We were on the bridge to McAllen when we remembered that we had to turn in our sticker off the motorcycles. So back across the border into Mexico again. We should have taken a copy of Sanborn's page on Reynosa, as it took us 45 minutes, and a guide in the form of a very helpful policeman, to get us to immigration. There we turned in the sticker, had the cycle inspected and got a release form.

Then back in line at the border, to cross again into USA.

We had a really good trip & absolutely NO PROBLEMS. There were 3 motorcycles going down and 2 coming back, as one motorcycle left Belize before we did.

We usually rode 350 to 400 miles a day. We had a limited time to get to Belize, as we were meeting another couple who were flying in.

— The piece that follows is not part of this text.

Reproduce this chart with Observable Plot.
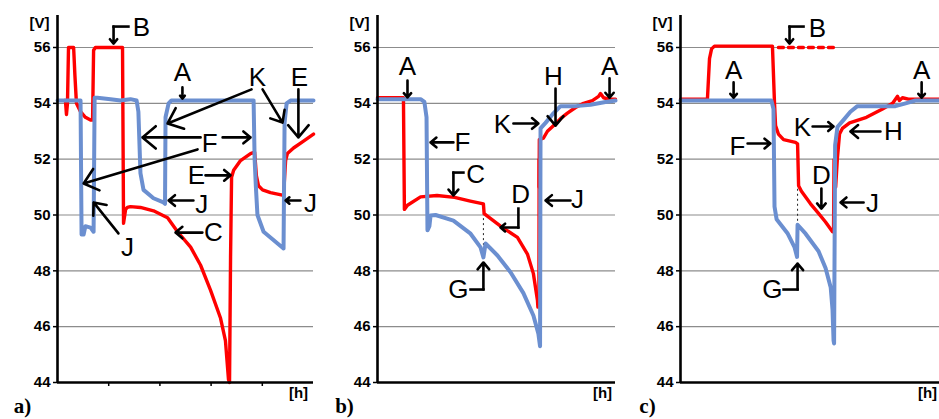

We left Arizona Jan 31st and arrived in Belize Feb 8th. We spent 10 days in Belize and left the 18th of Feb. We arrived back in Benson, Arizona. Feb. 25th.

We basically spoke no Spanish, I did have a Franklin Spanish Professor that I purchased from Radio Shack. We used a lot of sign language and the translator. I imagine they were laughing quite a bit behind our backs crazy gringos.

As for hotels, in the larger cities we either found someone that was interested in the cycles and asked them to take us to a hotel or we hired a taxi. Going down, we seemed to be able to find hotels with underground parking. Coming back this was not always available, so we locked the cycles together. I don't think they were ever bothered.

Lorena asked me for additional suggestions: So... take sunscreen, disposable cameras and a good attitude. Have lots of fun!!!